At that point, those centrist and even centre-right voters who were lured by such reassurances to give Starmer a go this year, could—egged on by the perennially shrill Conservative press—begin to resent him as much as the leftists who feel betrayed by his casual jettisoning of the pledges that he first ran on to secure election as Labour leader. The very same lack of definition that enabled this year’s unloved Labour landslide would then start to make governing phenomenally difficult.

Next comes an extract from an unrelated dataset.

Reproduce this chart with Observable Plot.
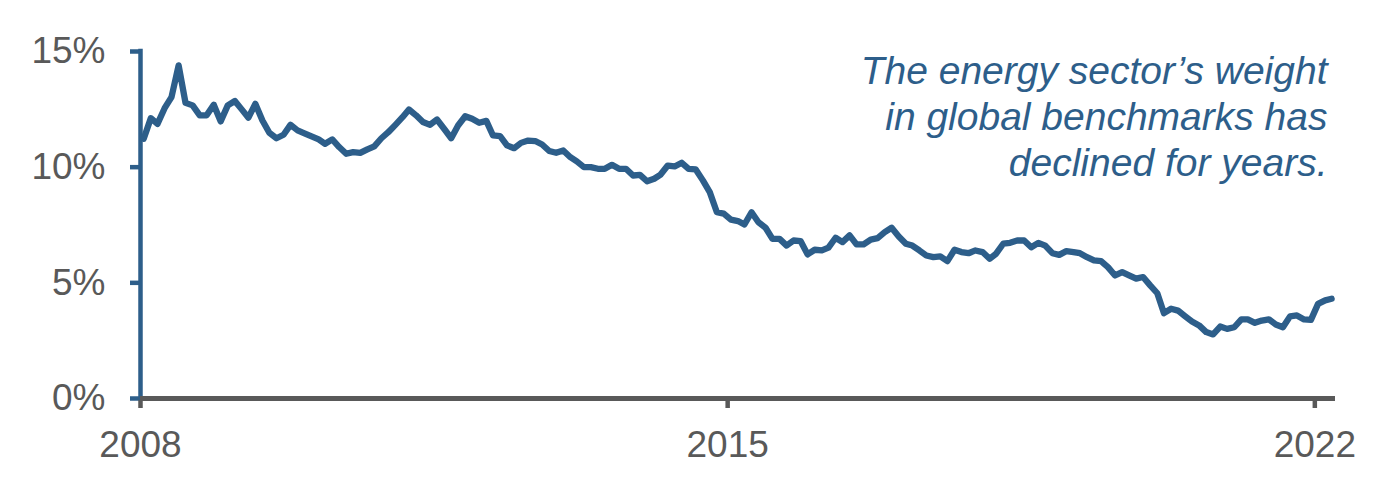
<!DOCTYPE html>
<html>
<head>
<meta charset="utf-8">
<script src="https://cdn.jsdelivr.net/npm/d3@7"></script>
<script src="https://cdn.jsdelivr.net/npm/@observablehq/plot@0.6"></script>
<style>
  html, body { margin: 0; padding: 0; background: #ffffff; }
  #chart { width: 1386px; height: 495px; overflow: hidden; }
</style>
</head>
<body>
<div id="chart"></div>
<script>
// Energy sector weight in global benchmarks (%), monthly Jan 2008 – Mar 2022
const startMonth = "2008-01";
const weights = [
  11.23, 12.12, 11.87, 12.55, 13.03, 14.40, 12.78, 12.67, 12.24, 12.24, 12.70, 11.98,
  12.67, 12.86, 12.52, 12.14, 12.74, 12.02, 11.49, 11.25, 11.40, 11.83, 11.59, 11.46,
  11.33, 11.20, 11.01, 11.20, 10.87, 10.58, 10.65, 10.62, 10.77, 10.90, 11.25, 11.51,
  11.83, 12.16, 12.49, 12.24, 11.95, 11.83, 12.06, 11.66, 11.25, 11.80, 12.20, 12.09,
  11.92, 12.00, 11.37, 11.34, 10.94, 10.82, 11.05, 11.15, 11.13, 10.98, 10.70, 10.62,
  10.72, 10.43, 10.25, 10.00, 10.00, 9.93, 9.93, 10.10, 9.93, 9.93, 9.64, 9.67,
  9.39, 9.50, 9.68, 10.07, 10.03, 10.19, 9.93, 9.90, 9.43, 8.92, 8.05, 7.99,
  7.73, 7.67, 7.52, 8.05, 7.62, 7.38, 6.90, 6.90, 6.61, 6.83, 6.80, 6.23,
  6.43, 6.40, 6.52, 6.95, 6.76, 7.05, 6.66, 6.66, 6.87, 6.93, 7.19, 7.38,
  7.00, 6.69, 6.61, 6.40, 6.18, 6.11, 6.14, 5.94, 6.43, 6.33, 6.28, 6.40,
  6.33, 6.04, 6.26, 6.69, 6.73, 6.83, 6.83, 6.54, 6.73, 6.61, 6.28, 6.21,
  6.37, 6.33, 6.28, 6.11, 5.97, 5.94, 5.68, 5.32, 5.46, 5.32, 5.18, 5.25,
  4.89, 4.55, 3.69, 3.88, 3.80, 3.56, 3.33, 3.16, 2.87, 2.77, 3.11, 3.01,
  3.08, 3.42, 3.42, 3.27, 3.37, 3.42, 3.20, 3.08, 3.55, 3.59, 3.42, 3.40,
  4.09, 4.24, 4.31
];
const xTickYears = ["2008", "2015", "2022"];
const yTicks = [0, 5, 10, 15];
const annotation = "The energy sector’s weight\nin global benchmarks has\ndeclined for years.";

const blue = "#2d5e8a";
const grey = "#595959";
const font = "'Liberation Sans', Arial, Helvetica, sans-serif";

const parseMonth = d3.utcParse("%Y-%m");
const start = parseMonth(startMonth);
const data = weights.map((v, i) => ({
  date: d3.utcDay.offset(d3.utcMonth.offset(start, i), 14),
  value: v
}));
const xStart = d3.utcParse("%Y")("2008");
const xEnd = d3.utcMonth.offset(start, weights.length);
const xTicks = xTickYears.map(d3.utcParse("%Y"));

const chart = Plot.plot({
  width: 1386,
  height: 495,
  marginLeft: 140,
  marginRight: 51,
  marginTop: 51,
  marginBottom: 97,
  style: { fontFamily: font, background: "#ffffff", color: grey, overflow: "visible" },
  x: { type: "utc", domain: [xStart, xEnd] },
  y: { domain: [0, 15] },
  marks: [
    Plot.axisY({
      ticks: yTicks,
      tickSize: 10,
      tickPadding: 25,
      tickFormat: d => d + "%",
      stroke: blue,
      strokeWidth: 4.5,
      fill: grey,
      fontSize: 37,
      label: null
    }),
    Plot.axisX({
      ticks: xTicks,
      tickSize: 10,
      tickPadding: 22,
      tickFormat: d3.utcFormat("%Y"),
      stroke: grey,
      strokeWidth: 4.5,
      fill: grey,
      fontSize: 37,
      label: null
    }),
    Plot.ruleX([xStart], { y1: 0, y2: 15, stroke: blue, strokeWidth: 4.5, strokeLinecap: "square" }),
    Plot.ruleY([0], { x1: xStart, x2: xEnd, stroke: grey, strokeWidth: 4.8 }),
    Plot.line(data, {
      x: "date",
      y: "value",
      stroke: blue,
      strokeWidth: 6.3,
      strokeLinejoin: "round",
      strokeLinecap: "round"
    }),
    Plot.text([annotation], {
      frameAnchor: "top-right",
      textAnchor: "end",
      lineAnchor: "top",
      lineHeight: 1.18,
      dx: -8,
      fill: blue,
      fontSize: 39,
      fontStyle: "italic"
    })
  ]
});
document.getElementById("chart").appendChild(chart);
</script>
</body>
</html>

A government needs a solid base of voters it can rely on, especially in hard times, but for this government that base feels like it is becoming alarmingly small. The only way to build this foundation is through forcing a little of the definition that, until recently, felt like smart politics to evade. It may already be too late for Starmer to be a truly popular prime minister, but then few prime ministers are. The important thing to avoid is being an entirely friendless one.

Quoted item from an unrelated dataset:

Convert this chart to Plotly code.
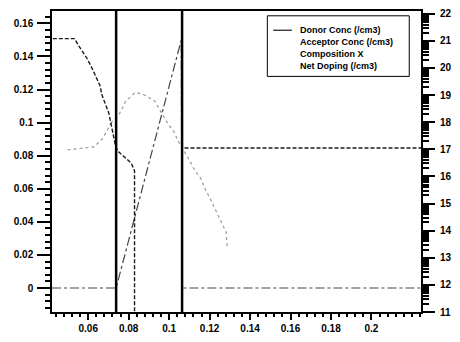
import plotly.graph_objects as go
import numpy as np

# ---- data ----
# Region boundaries (position, um)
boundaries = [0.0738, 0.1064]

# Donor concentration (log10 /cm3), right axis
donor_x = [0.0425, 0.0532, 0.0552, 0.0595, 0.0619, 0.0658, 0.0668, 0.0687, 0.0702,
           0.0736, 0.0750, 0.0813, 0.0829, 0.0829, 0.1064, 0.1064, 0.2245]
donor_y = [21.08, 21.08, 20.83, 20.34, 19.99, 19.35, 19.00, 18.61, 18.33,
           17.09, 16.91, 16.49, 16.20, 10.5, 10.5, 17.05, 17.05]

# Acceptor concentration (log10 /cm3), right axis
acc_x = [0.0711, 0.0750, 0.0784, 0.0832, 0.0871, 0.0929, 0.0958, 0.0992, 0.1026,
         0.1040, 0.1103, 0.1128, 0.1157, 0.1176, 0.1210, 0.1234, 0.1282, 0.1287]
acc_y = [17.97, 18.25, 18.75, 19.10, 19.03, 18.78, 18.40, 17.97, 17.62,
         17.37, 16.56, 16.20, 15.92, 15.57, 15.07, 14.69, 13.94, 13.41]

# Composition X (left axis)
comp_x = [0.0421, 0.0738, 0.1060, 0.1064, 0.2245]
comp_y = [0.0, 0.0, 0.150, 0.0, 0.0]

# Net doping (log10 /cm3), right axis
net_x = [0.0498, 0.0556, 0.0629, 0.0668, 0.0702, 0.0711]
net_y = [16.98, 17.02, 17.09, 17.37, 17.80, 17.97]

x_ticks = [0.06, 0.08, 0.10, 0.12, 0.14, 0.16, 0.18, 0.20]
x_labels = ["0.06", "0.08", "0.1", "0.12", "0.14", "0.16", "0.18", "0.2"]
yl_ticks = [0, 0.02, 0.04, 0.06, 0.08, 0.10, 0.12, 0.14, 0.16]
yl_labels = ["0", "0.02", "0.04", "0.06", "0.08", "0.1", "0.12", "0.14", "0.16"]
yr_ticks = list(range(11, 23))
yr_labels = [str(v) for v in yr_ticks]

legend_names = ["Donor Conc (/cm3)", "Acceptor Conc (/cm3)", "Composition X", "Net Doping (/cm3)"]

# ---- figure ----
fig = go.Figure()
fig.add_trace(go.Scatter(x=net_x, y=net_y, yaxis="y2", mode="lines",
                         line=dict(color="#9a9a9a", width=1.2, dash="dot"),
                         name=legend_names[3], showlegend=False))
fig.add_trace(go.Scatter(x=acc_x, y=acc_y, yaxis="y2", mode="lines",
                         line=dict(color="#9a9a9a", width=1.2, dash="dot"),
                         name=legend_names[1], showlegend=False))
fig.add_trace(go.Scatter(x=comp_x, y=comp_y, yaxis="y", mode="lines",
                         line=dict(color="#444444", width=1.2, dash="dashdot"),
                         name=legend_names[2], showlegend=False))
fig.add_trace(go.Scatter(x=donor_x, y=donor_y, yaxis="y2", mode="lines",
                         line=dict(color="#1a1a1a", width=1.4, dash="4px,2px"),
                         name=legend_names[0], showlegend=False))

for b in boundaries:
    fig.add_shape(type="line", xref="x", yref="paper", x0=b, x1=b, y0=0, y1=1,
                  line=dict(color="black", width=2.5))

tickfont = dict(family="Liberation Sans", size=10, color="black", weight="bold")

fig.update_layout(
    width=460, height=342,
    margin=dict(l=52, r=31, t=8, b=21),
    paper_bgcolor="white", plot_bgcolor="white",
    xaxis=dict(range=[0.0421, 0.2245], tickmode="array", tickvals=x_ticks, ticktext=x_labels,
               ticks="outside", ticklen=6, tickwidth=1.5, tickcolor="black",
               showline=True, linewidth=2, linecolor="black", mirror=True,
               showgrid=False, zeroline=False, tickfont=tickfont,
               minor=dict(ticks="outside", ticklen=3, dtick=0.004, tick0=0, tickcolor="black",
                          showgrid=False)),
    yaxis=dict(range=[-0.0145, 0.1675], tickmode="array", tickvals=yl_ticks, ticktext=yl_labels,
               ticks="outside", ticklen=13, tickwidth=1.5, tickcolor="black",
               showline=True, linewidth=1.5, linecolor="black",
               showgrid=False, zeroline=False, tickfont=tickfont, ticklabelstandoff=2,
               minor=dict(ticks="outside", ticklen=5, dtick=0.004, tick0=0, tickcolor="black",
                          showgrid=False)),
    yaxis2=dict(range=[11, 22.1], overlaying="y", side="right", tickmode="array",
                tickvals=yr_ticks, ticktext=yr_labels,
                ticks="outside", ticklen=12, tickwidth=1.5, tickcolor="black",
                showline=True, linewidth=2, linecolor="black",
                showgrid=False, zeroline=False, tickfont=tickfont, ticklabelstandoff=3,
                minor=dict(ticks="outside", ticklen=6, tickcolor="black", tickmode="array",
                           tickvals=[k + float(np.log10(m)) for k in range(11, 22) for m in range(2, 10)],
                           showgrid=False)),
    showlegend=False,
)

# manual legend box (paper coordinates derived from plot area)
def px2paper_x(px):
    return (px - 52) / 377.0

def px2paper_y(py):
    return (321 - py) / 313.0

fig.add_shape(type="rect", xref="paper", yref="paper",
              x0=px2paper_x(272), x1=px2paper_x(417), y0=px2paper_y(76), y1=px2paper_y(13),
              line=dict(color="black", width=1), fillcolor="white", layer="above")
fig.add_shape(type="line", xref="paper", yref="paper",
              x0=px2paper_x(278), x1=px2paper_x(297), y0=px2paper_y(28), y1=px2paper_y(28),
              line=dict(color="#1a1a1a", width=1.2))
rows = [28, 40.5, 53, 65]
for name, ry in zip(legend_names, rows):
    fig.add_annotation(x=px2paper_x(303), y=px2paper_y(ry), xref="paper", yref="paper",
                       text=name, showarrow=False, xanchor="left", yanchor="middle",
                       font=dict(family="Liberation Sans", size=9, color="black", weight="bold"))

fig.write_html("out.html")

Those who follow the news will be dimly aware of some of the decisions that could, when woven together, allow for at least the start of a cogent story about what this Labour government is for. Consider stronger rights for marginalised workers, the funding of half-decent pay rises for public servants, and—relatedly—negotiating the end of strikes with junior doctors and train drivers. If you’ve been paying closer attention, you might also have clocked less reductive school inspection, and even—despite Starmer’s damaging initial use of the Middle East crisis to make factional Labour party points—a modest recalibration of foreign policy against the hard-right Israeli government.
None of these changes, however, are going to persuade anyone to rally to the government’s banner unless the government itself tells its own story in a full-throated way. The same is true of the coming tax-raising Budget. It will, inevitably, make some powerful enemies; only if it is put forward as the way to avoid a fresh bout of austerity might it also win a few friends.

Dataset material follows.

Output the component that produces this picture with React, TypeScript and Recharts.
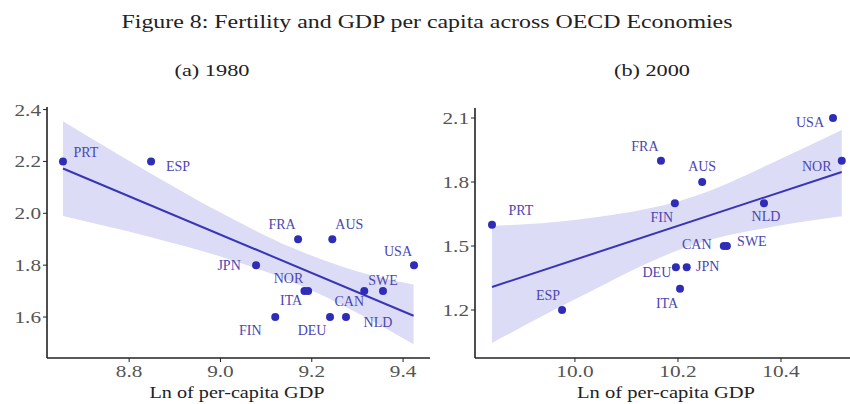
import React from 'react';
import { ComposedChart, XAxis, YAxis, Area, Line, Scatter } from 'recharts';

// ---------- data: panel (a) 1980 ----------
const countries1980 = ['PRT', 'ESP', 'FRA', 'AUS', 'JPN', 'USA', 'NOR', 'ITA', 'SWE', 'CAN', 'FIN', 'DEU', 'NLD'];
const gdp1980 = [8.655, 8.848, 9.17, 9.245, 9.078, 9.424, 9.184, 9.192, 9.356, 9.315, 9.12, 9.24, 9.275];
const fert1980 = [2.2, 2.2, 1.9, 1.9, 1.8, 1.8, 1.7, 1.7, 1.7, 1.7, 1.6, 1.6, 1.6];
const fitX1980 = [8.655, 9.423];
const fitY1980 = [2.173, 1.605];
const bandX1980 = [8.655, 8.85, 9.0, 9.16, 9.3, 9.423];
const bandLow1980 = [1.99, 1.907, 1.833, 1.733, 1.616, 1.495];
const bandHigh1980 = [2.355, 2.151, 2.003, 1.865, 1.776, 1.725];
const xTicks1980 = [8.8, 9.0, 9.2, 9.4];
const yTicks1980 = [1.6, 1.8, 2.0, 2.2, 2.4];

// ---------- data: panel (b) 2000 ----------
const countries2000 = ['PRT', 'ESP', 'FRA', 'AUS', 'FIN', 'NLD', 'USA', 'NOR', 'CAN', 'SWE', 'DEU', 'JPN', 'ITA'];
const gdp2000 = [9.839, 9.975, 10.167, 10.247, 10.194, 10.367, 10.501, 10.518, 10.289, 10.295, 10.196, 10.217, 10.204];
const fert2000 = [1.6, 1.2, 1.9, 1.8, 1.7, 1.7, 2.1, 1.9, 1.5, 1.5, 1.4, 1.4, 1.3];
const fitX2000 = [9.839, 10.518];
const fitY2000 = [1.308, 1.847];
const bandX2000 = [9.839, 10.0, 10.232, 10.4, 10.518];
const bandLow2000 = [1.045, 1.25, 1.507, 1.597, 1.64];
const bandHigh2000 = [1.594, 1.622, 1.733, 1.909, 2.044];
const xTicks2000 = [10.0, 10.2, 10.4];
const yTicks2000 = [1.2, 1.5, 1.8, 2.1];

// ---------- text ----------
const TITLE = 'Figure 8: Fertility and GDP per capita across OECD Economies';
const SUB_A = '(a) 1980';
const SUB_B = '(b) 2000';
const X_LABEL = 'Ln of per-capita GDP';

// ---------- styling (label offsets relative to the dot) ----------
const labelOffsets1980: Record<string, [number, number]> = {
  PRT: [23, -9], ESP: [27, 5], FRA: [-16, -15], AUS: [17, -15], USA: [-16, -14],
  JPN: [-27, 0], NOR: [-16, -13], ITA: [-17, 9], SWE: [0, -11], CAN: [-15, 10],
  FIN: [-25, 13], DEU: [-18, 13], NLD: [32, 5],
};
const labelOffsets2000: Record<string, [number, number]> = {
  PRT: [29, -15], ESP: [-14, -15], FRA: [-16, -15], AUS: [0, -16], FIN: [-13, 14],
  NLD: [2, 13], USA: [-23, 4], NOR: [-25, 5], CAN: [-27, -2], SWE: [25, -5],
  DEU: [-19, 5], JPN: [21, -1], ITA: [-13, 14],
};

const FONT = "'Liberation Serif', 'Times New Roman', serif";
const DOT = '#2f2db8';
const LABEL = '#4b46b2';
const LINE = '#3a34b6';
const BAND = '#dcdcf6';
const AXIS = '#222';
const TICK_TXT = '#555';
const TICK_FS = 17;
const STRETCH = 1.25;

const textWidth = (s: string, fs: number) =>
  s.split('').reduce((a, ch) => a + (ch === '.' ? 0.25 : 0.5), 0) * fs * STRETCH;

const XTick = (props: any) => {
  const { x, y, payload } = props;
  const s = Number(payload.value).toFixed(1);
  return (
    <text x={x} y={y} dy="0.71em" textAnchor="middle" fontFamily={FONT} fontSize={TICK_FS} fill={TICK_TXT}
      textLength={textWidth(s, TICK_FS)} lengthAdjust="spacingAndGlyphs">{s}</text>
  );
};
const YTick = (props: any) => {
  const { x, y, payload } = props;
  const s = Number(payload.value).toFixed(1);
  return (
    <text x={x} y={y} dy="0.35em" textAnchor="end" fontFamily={FONT} fontSize={TICK_FS} fill={TICK_TXT}
      textLength={textWidth(s, TICK_FS)} lengthAdjust="spacingAndGlyphs">{s}</text>
  );
};

type PanelProps = {
  left: number; width: number; margin: any;
  xDomain: [number, number]; yDomain: [number, number];
  xTicks: number[]; yTicks: number[];
  countries: string[]; gdp: number[]; fert: number[];
  fitX: number[]; fitY: number[];
  bandX: number[]; bandLow: number[]; bandHigh: number[];
  offsets: Record<string, [number, number]>;
};

function Panel(p: PanelProps) {
  const points = p.countries.map((name, i) => ({ name, x: p.gdp[i], y: p.fert[i] }));
  const fit = p.fitX.map((x, i) => ({ x, y: p.fitY[i] }));
  const band = p.bandX.map((x, i) => ({ x, band: [p.bandLow[i], p.bandHigh[i]] }));
  const shape = (sp: any) => {
    const { cx, cy, payload } = sp;
    const off = p.offsets[payload.name] || [0, -12];
    return (
      <g>
        <circle cx={cx} cy={cy} r={4} fill={DOT} />
        <text x={cx + off[0]} y={cy + off[1]} dy="0.35em" textAnchor="middle" fontFamily={FONT}
          fontSize={14} fill={LABEL}>{payload.name}</text>
      </g>
    );
  };
  return (
    <div style={{ position: 'absolute', left: p.left, top: 0 }}>
      <ComposedChart width={p.width} height={404} margin={p.margin}>
        <XAxis type="number" dataKey="x" domain={p.xDomain} ticks={p.xTicks} allowDataOverflow
          axisLine={{ stroke: AXIS, strokeWidth: 1.6 }} tickLine={{ stroke: AXIS }} tickSize={4}
          tickMargin={3} height={40} tick={<XTick />} />
        <YAxis type="number" domain={p.yDomain} ticks={p.yTicks} allowDataOverflow
          axisLine={{ stroke: AXIS, strokeWidth: 1.6 }} tickLine={{ stroke: AXIS }} tickSize={4}
          tickMargin={2} width={40} tick={<YTick />} />
        <Area data={band} dataKey="band" type="monotone" stroke="none" fill={BAND} fillOpacity={1}
          isAnimationActive={false} />
        <Line data={fit} dataKey="y" type="linear" stroke={LINE} strokeWidth={2} dot={false}
          isAnimationActive={false} />
        <Scatter data={points} dataKey="y" shape={shape} isAnimationActive={false} />
      </ComposedChart>
    </div>
  );
}

export default function App() {
  return (
    <div style={{ position: 'absolute', left: 0, top: 0, width: 850, height: 404, overflow: 'hidden', background: '#fff' }}>
      <Panel left={0} width={440} margin={{ top: 107, right: 10, bottom: 6, left: 7 }}
        xDomain={[8.62, 9.459]} yDomain={[1.442, 2.41]} xTicks={xTicks1980} yTicks={yTicks1980}
        countries={countries1980} gdp={gdp1980} fert={fert1980} fitX={fitX1980} fitY={fitY1980}
        bandX={bandX1980} bandLow={bandLow1980} bandHigh={bandHigh1980} offsets={labelOffsets1980} />
      <Panel left={425} width={425} margin={{ top: 108, right: 0, bottom: 6, left: 10 }}
        xDomain={[9.806, 10.534]} yDomain={[0.975, 2.147]} xTicks={xTicks2000} yTicks={yTicks2000}
        countries={countries2000} gdp={gdp2000} fert={fert2000} fitX={fitX2000} fitY={fitY2000}
        bandX={bandX2000} bandLow={bandLow2000} bandHigh={bandHigh2000} offsets={labelOffsets2000} />
      <svg width={850} height={404} style={{ position: 'absolute', left: 0, top: 0, pointerEvents: 'none' }}>
        <text x={427} y={28} textAnchor="middle" fontFamily={FONT} fontSize={19} fill="#222"
          textLength={611} lengthAdjust="spacingAndGlyphs">{TITLE}</text>
        <text x={212} y={76} textAnchor="middle" fontFamily={FONT} fontSize={17} fill="#222"
          textLength={75} lengthAdjust="spacingAndGlyphs">{SUB_A}</text>
        <text x={652} y={76} textAnchor="middle" fontFamily={FONT} fontSize={17} fill="#222"
          textLength={76} lengthAdjust="spacingAndGlyphs">{SUB_B}</text>
        <text x={237} y={398} textAnchor="middle" fontFamily={FONT} fontSize={17} fill="#222"
          textLength={175} lengthAdjust="spacingAndGlyphs">{X_LABEL}</text>
        <text x={666} y={398} textAnchor="middle" fontFamily={FONT} fontSize={17} fill="#222"
          textLength={178} lengthAdjust="spacingAndGlyphs">{X_LABEL}</text>
      </svg>
    </div>
  );
}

Making any argument about anything is, of course, going to be difficult while the first question the prime minister faces is always about why he needs on-the-house Arsenal boxes and Taylor Swift tickets. Freebie wardrobe makeovers may—if properly declared—be a third-order ethical problem compared to (say) the more dubious dealings of Boris Johnson. But they are nonetheless unedifyingly eye-catching, and in a brand-trashing way. Instead of the promised “government of service,” the public sees a “government of the entitled.”
Refusing future receipt of free clothes, as No 10 has now signalled Starmer will do, can only be the first part of the reputational repair job. The deeper challenge is grappling with the sort of plutocratic political funding embodied in the record-breaking £4m donation to Labour from a tax-haven-based hedge-fund invested in weapons and fossil fuels. A “whiter than white” administration would also, surely, get a grip on the position of Alan Milburn, a former health secretary with a long record of business interests in private healthcare, as a half-in, half-out unofficial adviser. Either he should be brought inside the tent, complete with the due diligence and public spotlight that this implies, or he should be firmly outside. Such lines should be easy enough to draw. Starmer is both a lawyer with a keen sense of process, and a citizen who has occasionally spoken, with evident personal feeling, about the peculiar importance of public provision of healthcare.
The question is whether he really wants to define himself—or continues to leave it to spin doctors and choices forced by events to reveal to the country who he is. The drift of the last few months would suggest he could hardly do worse if he takes matters into his own hands.